Although the book does not require knowledge of statistics, I assume that you are not totally unfamiliar with numbers! You are able to perform simple calculations with a calculator. And you don’t panic, when you see a simple formula containing a square root! Don’t worry: This book is not loaded with mathematical formulas. But it is unfortunately impossible to introduce statistical concepts without a minimum of mathematical calculations.
It is an advantage, if you have a basic understanding of spreadsheets. This book is not a course in the use of spreadsheets—the easiest way to learn spreadsheets is by reading a computer booklet or taking a course! Neither is this a “How to do statistics with Excel” book—you can use the references in the literature list, if you need this. There are many books of this kind, often occupying hundreds of pages. . .
Yet it may be useful to know how the most important statistical calculations can be performed using the features of a spreadsheet. Spreadsheets have nowadays made numbers and graphs accessible to most people. This also applies to statistical calculations!
If you do not have access to a spreadsheet, I can recommend the spreadsheet Calc from Open Office (a free Office suite). See links to software in Appendix. Virtually everything discussed in this book can be done with this spreadsheet!
I recommend that, while reading the book, you work with some simple data, which you enter in a spreadsheet. It is easier to learn statistics if you work a little with the substance!
The beginner may be satisfied with a spreadsheet as a tool for statistical analysis.
In professional work with statistics, however, you will very quickly discover the limitations of a spreadsheet. Then it is time to consider a better tool for the purpose! Therefore, the Appendix presents some of the major programs for statistics as well as links, where you can find more about them.
It is my hope that the book can be used for private study and as supplementary reading at business colleges, technical schools, high schools, and the initial training of statistics at business schools and social sciences at a university level. The book is not written for any specific education.
After reading this book, you should have the ability to dig further into some of the many other books on statistics available on the market. It is my hope that this book can ease the transition to the reading of the (many) more advanced books on the subject.

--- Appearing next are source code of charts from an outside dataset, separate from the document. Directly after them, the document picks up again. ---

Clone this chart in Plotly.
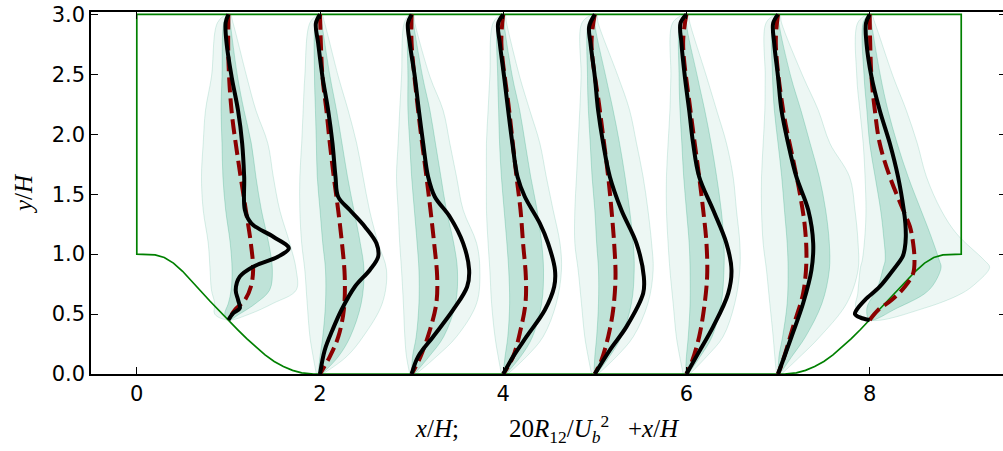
import plotly.graph_objects as go

# ---------------- data ----------------
STATIONS = [1, 2, 3, 4, 5, 6, 7, 8]

# hill profile (descending half), x/H and y/H
HILL_X = [0.0, 0.1, 0.2, 0.3, 0.4, 0.5, 0.6, 0.7, 0.8, 0.9, 1.0, 1.1, 1.2, 1.3, 1.4, 1.5, 1.6, 1.7, 1.8, 1.929]
HILL_Y = [1.0, 1.0, 0.994, 0.972, 0.925, 0.857, 0.776, 0.690, 0.607, 0.527, 0.448, 0.371, 0.295, 0.223, 0.159, 0.105, 0.062, 0.030, 0.010, 0.0]
CHANNEL_LENGTH = 9.0
CHANNEL_HEIGHT = 3.0

# DNS (truth) profiles: y/H and 20 R12/Ub^2 offsets
dns_y = [
    [3.0, 2.93, 2.76, 2.48, 2.2, 1.925, 1.646, 1.368, 1.257, 1.145, 1.049, 0.979, 0.895, 0.812, 0.70, 0.617, 0.548, 0.506, 0.45],
    [3.0, 2.926, 2.759, 2.48, 2.2, 1.925, 1.646, 1.479, 1.368, 1.229, 1.09, 0.979, 0.868, 0.728, 0.534, 0.367, 0.2, 0.0],
    [3.0, 2.926, 2.759, 2.48, 2.2, 1.925, 1.646, 1.479, 1.312, 1.09, 0.868, 0.728, 0.534, 0.311, 0.145, 0.0],
    [3.0, 2.926, 2.759, 2.48, 2.2, 1.925, 1.646, 1.479, 1.257, 1.09, 0.868, 0.728, 0.534, 0.311, 0.145, 0.0],
    [3.0, 2.897, 2.759, 2.48, 2.2, 1.925, 1.646, 1.368, 1.09, 0.812, 0.673, 0.395, 0.2, 0.0],
    [3.0, 2.926, 2.759, 2.48, 2.2, 1.925, 1.646, 1.368, 1.09, 0.868, 0.673, 0.395, 0.172, 0.0],
    [3.0, 2.926, 2.759, 2.48, 2.2, 1.925, 1.646, 1.368, 1.09, 0.868, 0.59, 0.311, 0.117, 0.0],
    [3.0, 2.926, 2.759, 2.48, 2.2, 1.925, 1.646, 1.368, 1.257, 1.145, 1.049, 0.979, 0.868, 0.728, 0.617, 0.534, 0.50, 0.47, 0.45],
]
dns_dx = [
    [0.0, -0.03, -0.02, 0.035, 0.105, 0.15, 0.172, 0.18, 0.25, 0.49, 0.66, 0.54, 0.27, 0.124, 0.08, 0.106, 0.124, 0.05, 0.0],
    [0.0, -0.045, -0.02, 0.027, 0.089, 0.136, 0.169, 0.198, 0.325, 0.49, 0.616, 0.635, 0.544, 0.38, 0.234, 0.136, 0.052, 0.0],
    [0.0, -0.04, -0.02, 0.035, 0.079, 0.126, 0.18, 0.253, 0.417, 0.563, 0.628, 0.606, 0.453, 0.235, 0.071, 0.0],
    [0.0, -0.055, -0.037, 0.01, 0.054, 0.1, 0.156, 0.236, 0.4, 0.49, 0.565, 0.556, 0.454, 0.254, 0.108, 0.0],
    [0.0, -0.062, -0.047, 0.0, 0.036, 0.091, 0.164, 0.29, 0.455, 0.535, 0.528, 0.346, 0.164, 0.0],
    [0.0, -0.065, -0.054, -0.017, 0.03, 0.073, 0.139, 0.292, 0.437, 0.492, 0.456, 0.292, 0.128, 0.0],
    [0.0, -0.053, -0.042, 0.0, 0.038, 0.11, 0.2, 0.33, 0.384, 0.365, 0.274, 0.147, 0.056, 0.0],
    [0.0, -0.04, -0.034, 0.02, 0.11, 0.22, 0.31, 0.373, 0.39, 0.395, 0.384, 0.36, 0.257, 0.11, -0.052, -0.143, -0.16, -0.1, 0.0],
]

# ensemble mean profiles
mean_y = [
    [3.0, 2.62, 2.2, 1.786, 1.368, 1.09, 0.868, 0.728, 0.617, 0.534, 0.45],
    [3.0, 2.48, 2.2, 1.925, 1.646, 1.368, 1.09, 0.812, 0.534, 0.311, 0.145, 0.0],
    [3.0, 2.759, 2.2, 1.646, 1.368, 1.09, 0.812, 0.59, 0.367, 0.145, 0.0],
    [3.0, 2.759, 2.2, 1.646, 1.368, 1.09, 0.812, 0.59, 0.367, 0.145, 0.0],
    [3.0, 2.759, 2.2, 1.646, 1.368, 1.09, 0.812, 0.534, 0.311, 0.117, 0.0],
    [3.0, 2.759, 2.2, 1.646, 1.368, 1.09, 0.812, 0.534, 0.311, 0.117, 0.0],
    [3.0, 2.759, 2.2, 1.786, 1.507, 1.229, 0.951, 0.673, 0.395, 0.117, 0.0],
    [3.0, 2.48, 2.2, 1.925, 1.646, 1.368, 1.229, 1.09, 0.951, 0.84, 0.728, 0.617, 0.534, 0.45],
]
mean_dx = [
    [0.0, 0.0, 0.034, 0.106, 0.19, 0.245, 0.27, 0.245, 0.18, 0.07, 0.0],
    [0.0, 0.027, 0.07, 0.107, 0.15, 0.198, 0.24, 0.27, 0.26, 0.2, 0.107, 0.0],
    [0.0, 0.0, 0.071, 0.162, 0.206, 0.246, 0.279, 0.27, 0.2, 0.097, 0.0],
    [0.0, -0.02, 0.065, 0.145, 0.189, 0.217, 0.247, 0.243, 0.189, 0.108, 0.0],
    [0.0, -0.036, 0.055, 0.146, 0.182, 0.211, 0.226, 0.2, 0.146, 0.073, 0.0],
    [0.0, -0.036, 0.044, 0.139, 0.183, 0.219, 0.226, 0.19, 0.139, 0.066, 0.0],
    [0.0, -0.024, 0.056, 0.165, 0.238, 0.293, 0.31, 0.274, 0.165, 0.056, 0.0],
    [0.0, 0.02, 0.057, 0.11, 0.22, 0.366, 0.44, 0.475, 0.49, 0.475, 0.384, 0.24, 0.093, 0.0],
]

# ensemble spread: outer envelope and dense core (offsets)
GRID_MID = [0.0, 0.145, 0.311, 0.59, 0.868, 1.09, 1.368, 1.646, 1.925, 2.2, 2.48, 2.93, 3.0]
env_y = [
    [0.45, 0.5, 0.59, 0.7, 0.868, 1.09, 1.368, 1.646, 1.925, 2.2, 2.48, 2.93, 3.0],
    GRID_MID, GRID_MID, GRID_MID, GRID_MID, GRID_MID, GRID_MID,
    [0.45, 0.55, 0.67, 0.75, 0.89, 0.95, 1.17, 1.368, 1.646, 1.925, 2.2, 2.48, 2.93, 3.0],
]
env_lo = [
    [0.0, -0.15, -0.15, -0.185, -0.2, -0.22, -0.275, -0.294, -0.275, -0.25, -0.185, -0.12, -0.02],
    [-0.04, -0.075, -0.11, -0.14, -0.166, -0.2, -0.22, -0.22, -0.2, -0.184, -0.166, -0.11, -0.02],
    [-0.02, -0.056, -0.074, -0.09, -0.11, -0.13, -0.147, -0.165, -0.147, -0.13, -0.11, -0.08, -0.02],
    [-0.02, -0.055, -0.09, -0.127, -0.146, -0.165, -0.183, -0.183, -0.183, -0.165, -0.146, -0.11, -0.02],
    [-0.036, -0.073, -0.11, -0.146, -0.182, -0.218, -0.218, -0.2, -0.182, -0.164, -0.15, -0.14, -0.02],
    [-0.036, -0.073, -0.11, -0.145, -0.18, -0.2, -0.218, -0.218, -0.2, -0.18, -0.17, -0.15, -0.02],
    [-0.017, -0.035, -0.053, -0.09, -0.126, -0.162, -0.18, -0.18, -0.162, -0.144, -0.14, -0.13, -0.02],
    [0.0, -0.15, -0.13, -0.12, -0.1, -0.08, -0.05, -0.04, -0.05, -0.07, -0.107, -0.14, -0.13, -0.02],
]
env_hi = [
    [0.0, 0.23, 0.49, 0.74, 0.74, 0.67, 0.56, 0.49, 0.43, 0.3, 0.2, 0.05, 0.02],
    [0.03, 0.29, 0.47, 0.68, 0.726, 0.635, 0.54, 0.47, 0.4, 0.307, 0.2, 0.05, 0.02],
    [0.05, 0.27, 0.49, 0.71, 0.745, 0.71, 0.563, 0.49, 0.417, 0.344, 0.2, 0.035, 0.02],
    [0.05, 0.254, 0.436, 0.58, 0.636, 0.62, 0.545, 0.47, 0.4, 0.29, 0.18, 0.036, 0.02],
    [0.036, 0.236, 0.42, 0.58, 0.637, 0.62, 0.58, 0.527, 0.455, 0.38, 0.255, 0.036, 0.02],
    [0.037, 0.22, 0.4, 0.528, 0.583, 0.583, 0.546, 0.51, 0.437, 0.33, 0.22, 0.037, 0.02],
    [0.038, 0.24, 0.457, 0.75, 0.874, 0.874, 0.84, 0.78, 0.566, 0.44, 0.274, 0.038, 0.02],
    [0.0, 0.6, 1.0, 1.15, 1.31, 1.25, 0.95, 0.78, 0.62, 0.52, 0.40, 0.257, 0.057, 0.02],
]
core_lo = [
    [0.0, -0.04, 0.0, 0.03, 0.04, 0.02, -0.03, -0.06, -0.07, -0.08, -0.07, -0.05, -0.01],
    [-0.02, 0.0, 0.03, 0.06, 0.06, 0.03, 0.0, -0.03, -0.04, -0.05, -0.06, -0.05, -0.01],
    [0.0, 0.01, 0.05, 0.08, 0.08, 0.06, 0.03, 0.0, -0.02, -0.04, -0.04, -0.04, -0.01],
    [0.0, 0.02, 0.05, 0.07, 0.06, 0.04, 0.01, -0.02, -0.04, -0.05, -0.06, -0.06, -0.01],
    [-0.01, 0.0, 0.02, 0.04, 0.04, 0.02, 0.0, -0.03, -0.05, -0.07, -0.08, -0.07, -0.01],
    [-0.01, 0.0, 0.02, 0.04, 0.04, 0.03, 0.0, -0.03, -0.05, -0.07, -0.08, -0.07, -0.01],
    [0.0, 0.01, 0.05, 0.1, 0.11, 0.1, 0.07, 0.04, 0.0, -0.04, -0.06, -0.06, -0.01],
    [0.0, -0.03, 0.05, 0.1, 0.15, 0.17, 0.15, 0.12, 0.06, 0.0, -0.03, -0.06, -0.07, -0.01],
]
core_hi = [
    [0.0, 0.12, 0.3, 0.45, 0.48, 0.44, 0.36, 0.3, 0.25, 0.17, 0.1, 0.02, 0.01],
    [0.02, 0.2, 0.33, 0.45, 0.48, 0.44, 0.37, 0.3, 0.24, 0.18, 0.11, 0.02, 0.01],
    [0.03, 0.19, 0.35, 0.48, 0.5, 0.46, 0.38, 0.32, 0.26, 0.2, 0.12, 0.02, 0.01],
    [0.03, 0.19, 0.32, 0.42, 0.44, 0.42, 0.37, 0.3, 0.24, 0.18, 0.1, 0.01, 0.01],
    [0.02, 0.16, 0.29, 0.4, 0.43, 0.42, 0.38, 0.33, 0.27, 0.2, 0.12, 0.0, 0.01],
    [0.02, 0.15, 0.28, 0.38, 0.41, 0.41, 0.38, 0.33, 0.27, 0.2, 0.12, 0.0, 0.01],
    [0.02, 0.15, 0.3, 0.48, 0.56, 0.56, 0.52, 0.45, 0.35, 0.25, 0.14, 0.01, 0.01],
    [0.0, 0.3, 0.6, 0.7, 0.78, 0.76, 0.66, 0.56, 0.42, 0.3, 0.2, 0.12, 0.02, 0.01],
]

X_TICKS = [0, 2, 4, 6, 8]
Y_TICKS = [0.0, 0.5, 1.0, 1.5, 2.0, 2.5, 3.0]
Y_TICK_TEXT = ["0.0", "0.5", "1.0", "1.5", "2.0", "2.5", "3.0"]

# ---------------- figure ----------------
TEAL = "27,158,119"
fig = go.Figure()

# ensemble spread bands
for k, st in enumerate(STATIONS):
    ys = env_y[k]
    yo = list(ys) + list(ys)[::-1]
    xo = [st + v for v in env_lo[k]] + [st + v for v in env_hi[k]][::-1]
    fig.add_trace(go.Scatter(x=xo, y=yo, mode="lines", fill="toself",
                             fillcolor=f"rgba({TEAL},0.08)",
                             line=dict(color=f"rgba({TEAL},0.16)", width=1, shape="spline"),
                             hoverinfo="skip", showlegend=False))
    xc = [st + v for v in core_lo[k]] + [st + v for v in core_hi[k]][::-1]
    fig.add_trace(go.Scatter(x=xc, y=yo, mode="lines", fill="toself",
                             fillcolor=f"rgba({TEAL},0.22)",
                             line=dict(color=f"rgba({TEAL},0.25)", width=1, shape="spline"),
                             hoverinfo="skip", showlegend=False))

# geometry
geo_x = [0.0, CHANNEL_LENGTH, CHANNEL_LENGTH]
geo_y = [CHANNEL_HEIGHT, CHANNEL_HEIGHT, HILL_Y[0]]
geo_x += [CHANNEL_LENGTH - v for v in HILL_X]
geo_y += list(HILL_Y)
geo_x += list(HILL_X)[::-1]
geo_y += list(HILL_Y)[::-1]
geo_x += [0.0]
geo_y += [CHANNEL_HEIGHT]
fig.add_trace(go.Scatter(x=geo_x, y=geo_y, mode="lines",
                         line=dict(color="#008000", width=1.7),
                         hoverinfo="skip", showlegend=False))

# ensemble mean
for k, st in enumerate(STATIONS):
    fig.add_trace(go.Scatter(x=[st + v for v in mean_dx[k]], y=mean_y[k], mode="lines",
                             line=dict(color="#8b0000", width=4, dash="15px,6px", shape="spline"),
                             hoverinfo="skip", showlegend=False))

# DNS
for k, st in enumerate(STATIONS):
    fig.add_trace(go.Scatter(x=[st + v for v in dns_dx[k]], y=dns_y[k], mode="lines",
                             line=dict(color="black", width=4, shape="spline"),
                             hoverinfo="skip", showlegend=False))

# right-hand tick marks
fig.add_trace(go.Scatter(x=[None], y=[None], yaxis="y2", showlegend=False, hoverinfo="skip"))

tick_font = dict(family="DejaVu Sans", size=21, color="black")
math_font = dict(family="Liberation Serif", size=25, color="black")
sp = "\u00a0"

fig.update_layout(
    width=1003, height=451,
    margin=dict(l=91, r=0, t=12, b=77),
    paper_bgcolor="white", plot_bgcolor="white",
    showlegend=False,
    xaxis=dict(range=[-0.5, 9.456], tickvals=X_TICKS, ticktext=[str(v) for v in X_TICKS],
               ticks="inside", ticklen=7, tickwidth=1, tickcolor="black",
               showline=True, linecolor="black", linewidth=1.5, mirror="ticks",
               showgrid=False, zeroline=False, tickfont=tick_font,
               title=dict(text=f"<i>x</i>/<i>H</i>;{sp*8}20<i>R</i><sub>12</sub>/<i>U</i><sub><i>b</i></sub><sup>2</sup>{sp*3}+<i>x</i>/<i>H</i>",
                          font=math_font, standoff=15)),
    yaxis=dict(range=[0, 3.02], tickvals=Y_TICKS, ticktext=Y_TICK_TEXT,
               ticks="inside", ticklen=7, tickwidth=1, tickcolor="black",
               showline=True, linecolor="black", linewidth=1.5,
               showgrid=False, zeroline=False, tickfont=tick_font,
               title=dict(text="<i>y</i>/<i>H</i>", font=math_font, standoff=12)),
    yaxis2=dict(range=[0, 3.02], overlaying="y", side="right", tickvals=Y_TICKS,
                ticks="inside", ticklen=4, tickwidth=1, tickcolor="black",
                showticklabels=False, showline=False, showgrid=False, zeroline=False),
)

fig.write_html("out.html")
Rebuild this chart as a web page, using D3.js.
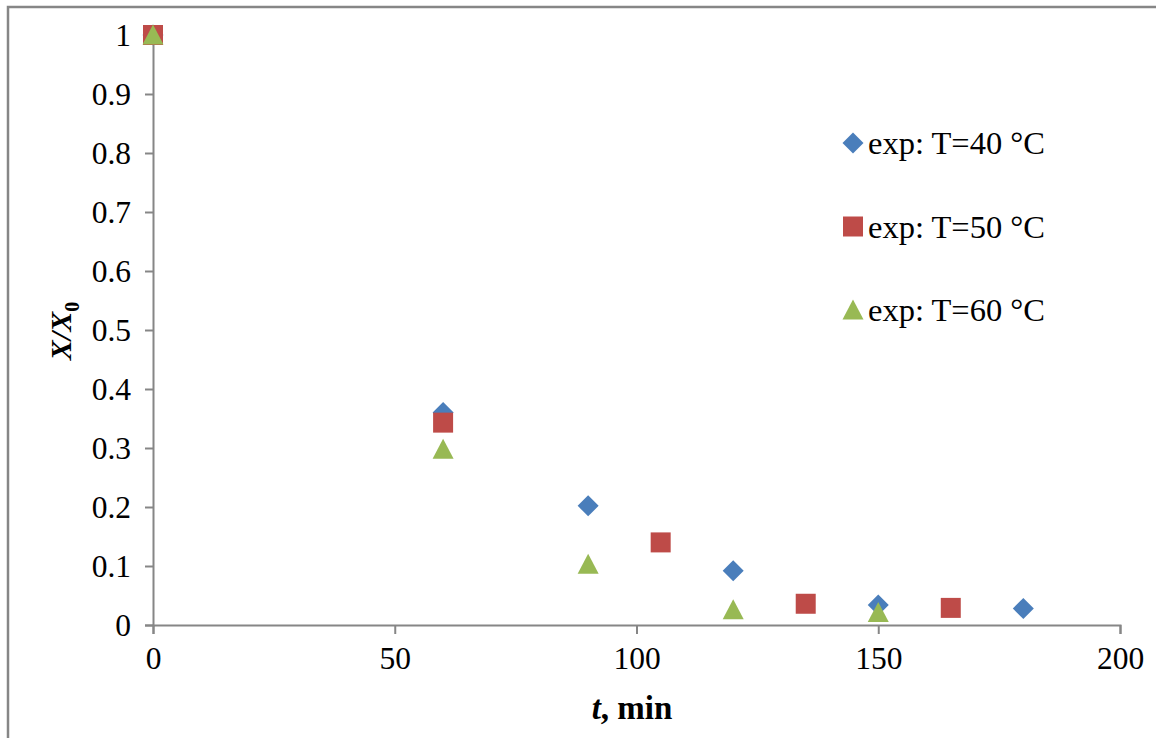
<!DOCTYPE html>
<html><head><meta charset="utf-8">
<script src="https://cdn.jsdelivr.net/npm/d3@7"></script>
<style>body{margin:0;background:#fff}svg{display:block}</style>
</head><body>
<svg id="c" width="1156" height="738"></svg>
<script>
const seriesNames = ["exp: T=40 °C", "exp: T=50 °C", "exp: T=60 °C"];
const t40 = [0, 60, 90, 120, 150, 180];
const x40 = [1, 0.36, 0.202, 0.092, 0.034, 0.028];
const t50 = [0, 60, 105, 135, 165];
const x50 = [1, 0.343, 0.14, 0.036, 0.029];
const t60 = [0, 60, 90, 120, 150];
const x60 = [1, 0.298, 0.103, 0.026, 0.021];
const xTicks = [0, 50, 100, 150, 200];
const yTicks = [0, 0.1, 0.2, 0.3, 0.4, 0.5, 0.6, 0.7, 0.8, 0.9, 1];

const svg = d3.select("#c");
const font = "'Liberation Serif','Times New Roman',serif";
svg.append("rect").attr("x", 8).attr("y", 7).attr("width", 1170).attr("height", 760)
  .attr("fill", "#fff").attr("stroke", "#868686").attr("stroke-width", 2.5);

const x = d3.scaleLinear().domain([0, 200]).range([153, 1120]);
const y = d3.scaleLinear().domain([0, 1]).range([625, 35]);

const xa = svg.append("g").attr("transform", "translate(0,625)")
  .call(d3.axisBottom(x).tickValues(xTicks).tickSize(9).tickPadding(13).tickFormat(d3.format("d")));
const ya = svg.append("g").attr("transform", "translate(153,0)")
  .call(d3.axisLeft(y).tickValues(yTicks).tickSize(8).tickPadding(14).tickFormat(d => d === 0 || d === 1 ? String(d) : d3.format(".1f")(d)));
[xa, ya].forEach(a => {
  a.select(".domain").attr("stroke", "#868686").attr("stroke-width", 2);
  a.selectAll(".tick line").attr("stroke", "#868686").attr("stroke-width", 2);
  a.selectAll("text").attr("font-family", font).attr("font-size", 31.5).attr("fill", "#000");
});

const colors = ["#4a7ebb", "#be4b48", "#98b954"];
const data = [[t40, x40], [t50, x50], [t60, x60]];

function pathFor(i) {
  if (i === 0) return "M0,-10.5L10.5,0L0,10.5L-10.5,0Z";
  if (i === 1) return "M-10,-10L10,-10L10,10L-10,10Z";
  return "M0,-10.5L10.5,9.5L-10.5,9.5Z";
}

data.forEach((s, i) => {
  const pts = s[0].map((t, k) => [t, s[1][k]]);
  svg.append("g").selectAll("path").data(pts).join("path")
    .attr("d", pathFor(i))
    .attr("transform", d => `translate(${x(d[0])},${y(d[1])})`)
    .attr("fill", colors[i]);
});

// legend
const lg = svg.append("g");
seriesNames.forEach((n, i) => {
  const yy = 143 + i * 83.5;
  lg.append("path").attr("d", pathFor(i)).attr("transform", `translate(853,${yy})`).attr("fill", colors[i]);
  lg.append("text").attr("x", 868).attr("y", yy + 11).attr("font-family", font).attr("font-size", 32.5).text(n);
});

// axis titles
const xt = svg.append("text").attr("x", 632).attr("y", 719).attr("text-anchor", "middle")
  .attr("font-family", font).attr("font-size", 33).attr("font-weight", "bold");
xt.append("tspan").attr("font-style", "italic").text("t");
xt.append("tspan").text(", min");

const yt = svg.append("text").attr("transform", "translate(71,331) rotate(-90)").attr("text-anchor", "middle")
  .attr("font-family", font).attr("font-size", 30).attr("font-weight", "bold");
yt.append("tspan").attr("font-style", "italic").text("X/X");
yt.append("tspan").attr("font-size", 20).attr("dy", 8).text("0");
</script>
</body></html>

The number of books on statistics grows dramatically as the professional level rises!
The mathematically oriented reader has to accept that the book does not achieve 100% mathematical precision everywhere. Focus is on an understandable rather than mathematical precise presentation. Some topics in the book are a bit more “technical” than the rest of the book.
These issues can be skipped, without thereby losing coherence. Some of these items are placed in a text frame and entitled “Technical note: . . .” Some topics provide a clear indication that they may be skipped. They are often put at the end of a chapter.
There are also many examples of using spreadsheets. If you do not use spreadsheets, you can just read the examples, without bothering about how the results were obtained in the spreadsheet.